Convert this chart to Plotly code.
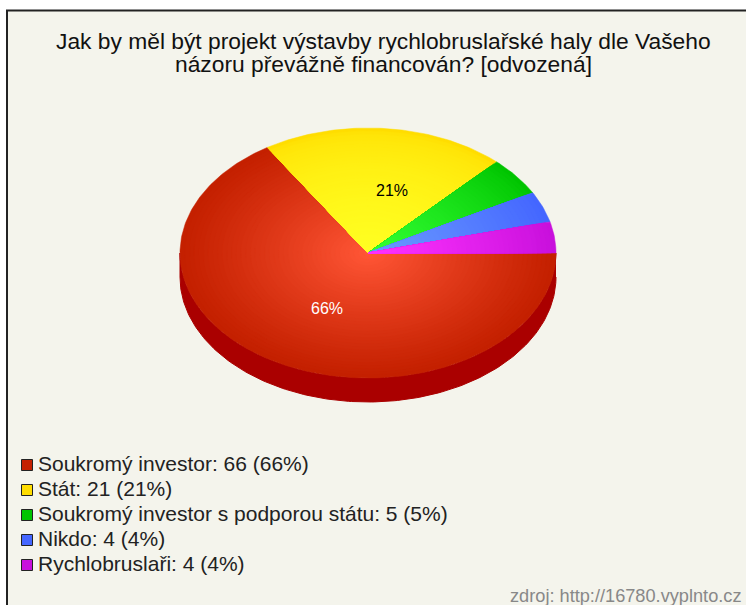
import numpy as np
import plotly.graph_objects as go

title_lines = ["Jak by měl být projekt výstavby rychlobruslařské haly dle Vašeho",
               "názoru převážně financován? [odvozená]"]
categories = ["Soukromý investor", "Stát", "Soukromý investor s podporou státu", "Nikdo", "Rychlobruslaři"]
values = [66, 21, 5, 4, 4]
edge_colors = ["#c42000", "#ffdd00", "#00c400", "#4466ff", "#c810dc"]
centre_colors = ["#ff5535", "#ffff22", "#33ff33", "#6a9aff", "#ff33ff"]
shade_power = [1.1, 0.5, 0.8, 0.9, 0.9]
source = "zdroj: http://16780.vyplnto.cz"

CX, CY, RX, RY, DEPTH = 368, 253, 188, 125, 24
RINGS = 40
BG = "#f4f4ec"


def hex_rgb(h):
    return np.array([int(h[i:i + 2], 16) for i in (1, 3, 5)], dtype=float)


def mix(a, b, t):
    c = hex_rgb(a) * (1 - t) + hex_rgb(b) * t
    return "rgb(%d,%d,%d)" % tuple(c.round())


total = sum(values)
fractions = np.cumsum([0] + values) / total
fig = go.Figure()

# side wall (only the front half is visible)
t = np.radians(np.linspace(0, 180, 181))
wx = CX + RX * np.cos(t)
wy = CY + RY * np.sin(t)
fig.add_trace(go.Scatter(
    x=np.r_[wx, wx[::-1]], y=np.r_[wy, wy[::-1] + DEPTH], mode="lines",
    fill="toself", fillcolor="#aa0000", line=dict(color="#aa0000", width=1),
    hoverinfo="skip", showlegend=False))

# top face: each slice drawn as shrinking copies to give the radial shading
for i, name in enumerate(categories):
    a0, a1 = 2 * np.pi * fractions[i], 2 * np.pi * fractions[i + 1]
    arc = np.linspace(a0, a1, max(8, int(values[i] * 4)))
    for k in range(RINGS):
        s = 1 - k / RINGS
        col = mix(edge_colors[i], centre_colors[i], (k / (RINGS - 1)) ** shade_power[i])
        fig.add_trace(go.Scatter(
            x=np.r_[CX, CX + s * RX * np.cos(arc), CX],
            y=np.r_[CY, CY + s * RY * np.sin(arc), CY],
            mode="lines", fill="toself", fillcolor=col,
            line=dict(color=col, width=0.5), name=name,
            hoverinfo="skip", showlegend=False))

# percentage labels on the two biggest slices
label_x = [327, 392]
label_y = [310, 192]
fig.add_trace(go.Scatter(
    x=label_x, y=label_y, mode="text",
    text=[f"{round(100 * v / total)}%" for v in values[:2]],
    textfont=dict(family="Liberation Sans", size=16, color=["#ffffff", "#000000"]),
    hoverinfo="skip", showlegend=False))

# legend
legend_x = [27] * len(values)
legend_text_x = [38] * len(values)
legend_y = [465 + 25 * i for i in range(len(values))]
fig.add_trace(go.Scatter(
    x=legend_x, y=legend_y, mode="markers",
    marker=dict(symbol="square", size=11, color=edge_colors, line=dict(color="#222222", width=1)),
    hoverinfo="skip", showlegend=False))
fig.add_trace(go.Scatter(
    x=legend_text_x, y=[v + 1 for v in legend_y], mode="text",
    text=[f"{c}: {v} ({round(100 * v / total)}%)" for c, v in zip(categories, values)],
    textposition="middle right",
    textfont=dict(family="Liberation Sans", size=21, color="#222222"),
    hoverinfo="skip", showlegend=False))

fig.update_layout(
    width=746, height=605, autosize=False,
    margin=dict(l=0, r=0, t=0, b=0),
    paper_bgcolor="#ffffff", plot_bgcolor="#ffffff",
    showlegend=False,
    xaxis=dict(range=[0, 746], visible=False, fixedrange=True),
    yaxis=dict(range=[605, 0], visible=False, fixedrange=True),
    shapes=[
        dict(type="rect", layer="below", x0=7, x1=746, y0=11, y1=605,
             fillcolor=BG, line=dict(width=0)),
        dict(type="line", layer="below", x0=7, x1=7, y0=10, y1=605, line=dict(color="#222222", width=2)),
        dict(type="line", layer="below", x0=6, x1=746, y0=10.5, y1=10.5, line=dict(color="#222222", width=2)),
    ],
    annotations=[
        dict(x=383.5, y=41, xref="x", yref="y", text=title_lines[0], showarrow=False,
             font=dict(family="Liberation Sans", size=22.8, color="#111111")),
        dict(x=383.5, y=64, xref="x", yref="y", text=title_lines[1], showarrow=False,
             font=dict(family="Liberation Sans", size=22.8, color="#111111")),
        dict(x=744, y=596, xref="x", yref="y", text=source, showarrow=False,
             xanchor="right", font=dict(family="Liberation Sans", size=18.2, color="#888888")),
    ],
)

fig.write_html("out.html", config={"displayModeBar": False},
               post_script="document.body.style.margin='0';")
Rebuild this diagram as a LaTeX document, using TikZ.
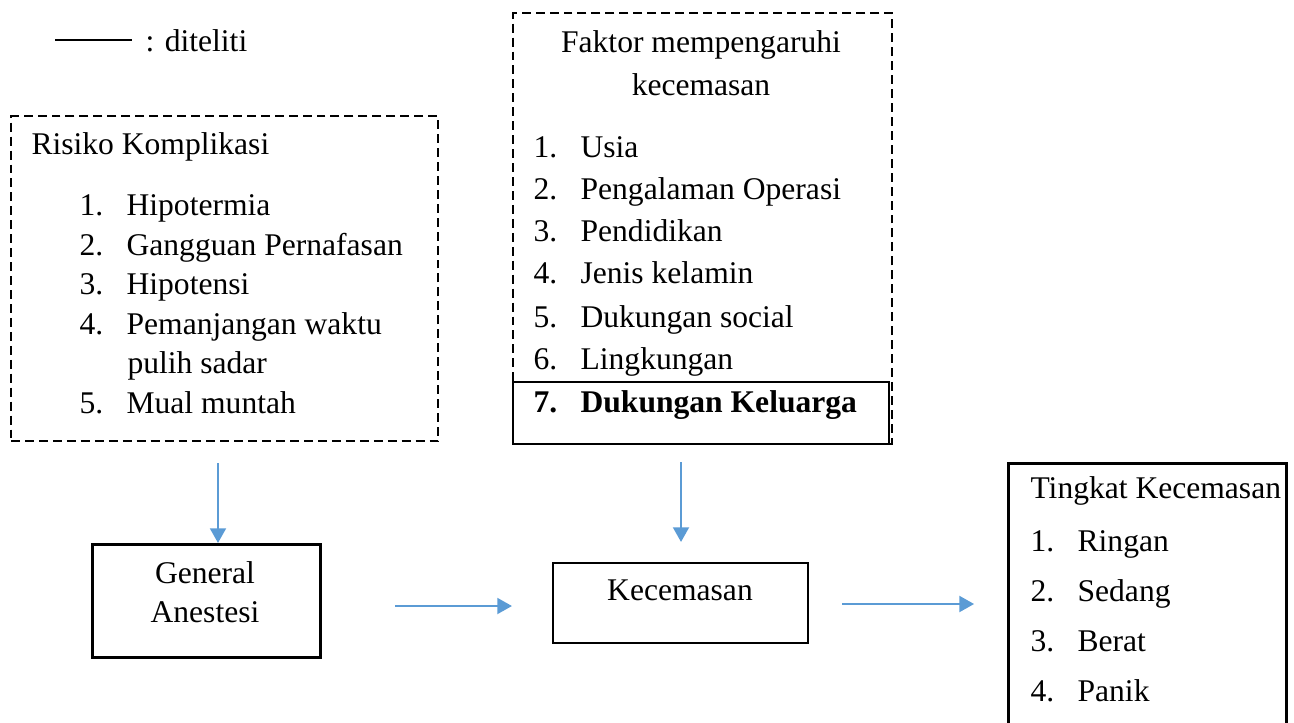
\documentclass[tikz,border=0pt]{standalone}
\usepackage{fontspec}
\setmainfont{Liberation Serif}
\usepackage{tikz}
\usetikzlibrary{arrows.meta,positioning,calc}
\definecolor{flowblue}{HTML}{5B9BD5}
\newcommand{\pxu}{0.38pt}
\newcommand{\itm}[2]{\makebox[17.9pt][l]{#1}#2}
\tikzset{
  dashbox/.style={draw=black, dash pattern=on 3.4pt off 1.9pt, line width=0.9pt, anchor=north west, inner sep=0pt},
  solidbox/.style={draw=black, line width=1.1pt, anchor=north west, inner sep=0pt},
  thinbox/.style={draw=black, line width=0.75pt, anchor=north west, inner sep=0pt},
  txt/.style={anchor=base west, inner sep=0pt},
  ctxt/.style={anchor=base, inner sep=0pt},
  flow/.style={-{Triangle[length=5.6pt,width=6pt]}, line width=1pt, draw=flowblue, fill=flowblue}
}

\begin{document}
\begin{tikzpicture}[x=\pxu, y=-\pxu, font=\fontsize{12}{14.5}\selectfont]
  \clip (0,0) rectangle (1294,722);
  % legend
  \coordinate (legA) at (55,40);
  \coordinate (legB) at (132,40);
  \draw[line width=0.6pt] (legA) -- (legB);
  \node[txt] (legT) at (145,51) {: diteliti};
  % boxes
  \node[dashbox, minimum width=427*\pxu, minimum height=325*\pxu] (risk) at (10,115) {};
  \node[dashbox, minimum width=379*\pxu, minimum height=431*\pxu] (faktor) at (512,12) {};
  \node[thinbox, minimum width=376*\pxu, minimum height=62*\pxu] (kel) at (512,381) {};
  \node[solidbox, minimum width=228*\pxu, minimum height=113*\pxu] (ga) at (91,543) {};
  \node[thinbox, minimum width=255*\pxu, minimum height=80*\pxu] (kec) at (552,562) {};
  \node[solidbox, minimum width=278*\pxu, minimum height=290*\pxu] (tk) at (1007,462) {};
  % risiko komplikasi
  \node[txt] (riskT) at (31,154) {Risiko Komplikasi};
  \node[txt] (risk1) at (79,215) {\itm{1.}{Hipotermia}};
  \node[txt] (risk2) at (79,255) {\itm{2.}{Gangguan Pernafasan}};
  \node[txt] (risk3) at (79,294) {\itm{3.}{Hipotensi}};
  \node[txt] (risk4) at (79,334) {\itm{4.}{Pemanjangan waktu}};
  \node[txt] (risk4b) at (127,373) {pulih sadar};
  \node[txt] (risk5) at (79,413) {\itm{5.}{Mual muntah}};
  % faktor
  \node[ctxt] (faktorT) at (701,52) {Faktor mempengaruhi};
  \node[ctxt] (faktorT2) at (701,95) {kecemasan};
  \node[txt] (fak1) at (533,157) {\itm{1.}{Usia}};
  \node[txt] (fak2) at (533,199) {\itm{2.}{Pengalaman Operasi}};
  \node[txt] (fak3) at (533,241) {\itm{3.}{Pendidikan}};
  \node[txt] (fak4) at (533,283) {\itm{4.}{Jenis kelamin}};
  \node[txt] (fak5) at (533,327) {\itm{5.}{Dukungan social}};
  \node[txt] (fak6) at (533,369) {\itm{6.}{Lingkungan}};
  \node[txt] (fak7) at (533,412) {\bfseries\itm{7.}{Dukungan Keluarga}};
  % general anestesi, kecemasan
  \node[ctxt] (gaT) at (205,583) {General};
  \node[ctxt] (gaT2) at (205,622) {Anestesi};
  \node[ctxt] (kecT) at (680,600) {Kecemasan};
  % tingkat kecemasan
  \node[txt] (tkT) at (1030,498) {Tingkat Kecemasan};
  \node[txt] (tk1) at (1030,551) {\itm{1.}{Ringan}};
  \node[txt] (tk2) at (1030,601) {\itm{2.}{Sedang}};
  \node[txt] (tk3) at (1030,651) {\itm{3.}{Berat}};
  \node[txt] (tk4) at (1030,701) {\itm{4.}{Panik}};
  % arrows
  \coordinate (r1) at (218,463);
  \coordinate (f1) at (681,462);
  \coordinate (g1) at (395,606);
  \coordinate (k1) at (842,604);
  \draw[flow] (r1) -- (r1 |- ga.north);
  \draw[flow, shorten >=7.6pt] (f1) -- (f1 |- kec.north);
  \draw[flow, shorten >=15.2pt] (g1) -- (g1 -| kec.west);
  \draw[flow, shorten >=12.5pt] (k1) -- (k1 -| tk.west);
\end{tikzpicture}
\end{document}
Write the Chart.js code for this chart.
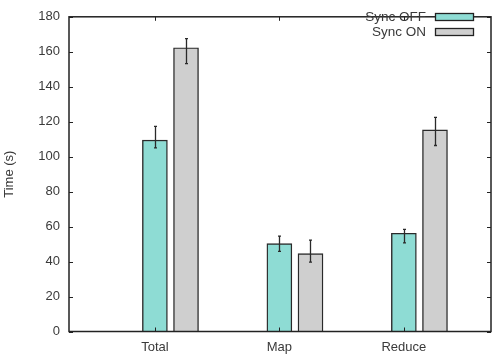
<!DOCTYPE html>
<html><head><meta charset="utf-8">
<style>html,body{margin:0;padding:0;background:#fff}#c{display:block}</style>
<script src="https://cdn.jsdelivr.net/npm/chart.js@4/dist/chart.umd.min.js"></script>
</head><body>
<canvas id="c" width="499" height="359"></canvas>
<script>
const categories = ["Total", "Map", "Reduce"];
const syncOff = [109.5, 50.3, 56.2];
const syncOffLow = [105, 45.8, 50.7];
const syncOffHigh = [117.3, 54.5, 58.4];
const syncOn = [162.3, 44.5, 115.3];
const syncOnLow = [153.2, 39.7, 106.4];
const syncOnHigh = [167.5, 52.3, 122.5];
const yTicks = [0, 20, 40, 60, 80, 100, 120, 140, 160, 180];
const seriesNames = ["Sync OFF", "Sync ON"];
const onOffset = 0.25;

const FONT = "'Liberation Sans', Arial, sans-serif";
const TXT = '#3a3a3a';

const errPlugin = {
  id: 'err',
  afterDatasetsDraw(chart) {
    const ctx = chart.ctx, x = chart.scales.x, y = chart.scales.y;
    const sets = [[syncOffLow, syncOffHigh, 0], [syncOnLow, syncOnHigh, onOffset]];
    ctx.save();
    ctx.strokeStyle = '#2a2a2a'; ctx.lineWidth = 1.3;
    sets.forEach(([lo, hi, off]) => {
      categories.forEach((c, i) => {
        const px = Math.round(x.getPixelForValue(i + off)) + 0.5;
        const y1 = y.getPixelForValue(lo[i]), y2 = y.getPixelForValue(hi[i]);
        ctx.beginPath();
        ctx.moveTo(px, y1); ctx.lineTo(px, y2);
        ctx.moveTo(px - 1.5, y1); ctx.lineTo(px + 1.5, y1);
        ctx.moveTo(px - 1.5, y2); ctx.lineTo(px + 1.5, y2);
        ctx.stroke();
      });
    });
    ctx.restore();
  }
};

const framePlugin = {
  id: 'frame',
  afterDraw(chart) {
    const ctx = chart.ctx, a = chart.chartArea, x = chart.scales.x, y = chart.scales.y;
    ctx.save();
    ctx.strokeStyle = '#222'; ctx.lineWidth = 1.5;
    ctx.strokeRect(a.left, a.top, a.right - a.left, a.bottom - a.top);
    ctx.lineWidth = 1;
    yTicks.forEach(v => {
      const py = Math.round(y.getPixelForValue(v)) + 0.5;
      ctx.beginPath();
      ctx.moveTo(a.left, py); ctx.lineTo(a.left + 4, py);
      ctx.moveTo(a.right, py); ctx.lineTo(a.right - 4, py);
      ctx.stroke();
    });
    categories.forEach((c, i) => {
      const px = Math.round(x.getPixelForValue(i)) + 0.5;
      ctx.beginPath();
      ctx.moveTo(px, a.bottom); ctx.lineTo(px, a.bottom - 4);
      ctx.moveTo(px, a.top); ctx.lineTo(px, a.top + 4);
      ctx.stroke();
    });
    // legend
    ctx.font = '13.5px ' + FONT;
    ctx.textAlign = 'right'; ctx.textBaseline = 'middle';
    chart.data.datasets.forEach((ds, k) => {
      const cy = 17 + k * 15;
      ctx.fillStyle = TXT;
      ctx.fillText(ds.label, 426, cy);
      ctx.fillStyle = ds.backgroundColor;
      ctx.fillRect(435.5, cy - 3.5, 38, 7);
      ctx.strokeStyle = '#222'; ctx.lineWidth = 1.3;
      ctx.strokeRect(435.5, cy - 3.5, 38, 7);
    });
    ctx.restore();
  }
};

new Chart(document.getElementById('c'), {
  type: 'bar',
  data: {
    datasets: [
      { label: seriesNames[0], data: syncOff.map((v, i) => ({x: i, y: v})),
        backgroundColor: '#8edcd4', borderColor: '#2a2a2a', borderWidth: 1.4, barThickness: 25, grouped: false },
      { label: seriesNames[1], data: syncOn.map((v, i) => ({x: i + onOffset, y: v})),
        backgroundColor: '#cfcfcf', borderColor: '#2a2a2a', borderWidth: 1.4, barThickness: 25, grouped: false }
    ]
  },
  options: {
    responsive: false, animation: false,
    layout: { padding: { left: 0, right: 8, top: 7, bottom: 0 } },
    plugins: { legend: { display: false }, tooltip: { enabled: false } },
    scales: {
      x: {
        type: 'linear', min: -0.69, max: 2.7, offset: false,
        grid: { display: false, drawTicks: false },
        border: { display: false },
        afterBuildTicks(s) { s.ticks = categories.map((c, i) => ({ value: i })); },
        afterFit(s) { s.height = 27.5; },
        ticks: { color: TXT, font: { size: 13, family: FONT }, padding: 8,
          callback: v => categories[v] }
      },
      y: {
        min: 0, max: 180,
        afterBuildTicks(s) { s.ticks = yTicks.map(v => ({ value: v })); },
        afterFit(s) { s.width = 69; },
        grid: { display: false, drawTicks: false },
        border: { display: false },
        ticks: { color: TXT, font: { size: 13, family: FONT }, padding: 9 },
        title: { display: true, text: 'Time (s)', color: TXT, font: { size: 13, family: FONT }, padding: { top: 2, bottom: 0 } }
      }
    }
  },
  plugins: [errPlugin, framePlugin]
});
</script>
</body></html>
• • • • •
_Set problem_
Write out each line of the listing above, exactly, from its first line to the line holding "import plotly.graph_objects as go", inclusive. Skip the pictures.

_Final result_
Convert this chart to Plotly code.
import numpy as np
import plotly.graph_objects as go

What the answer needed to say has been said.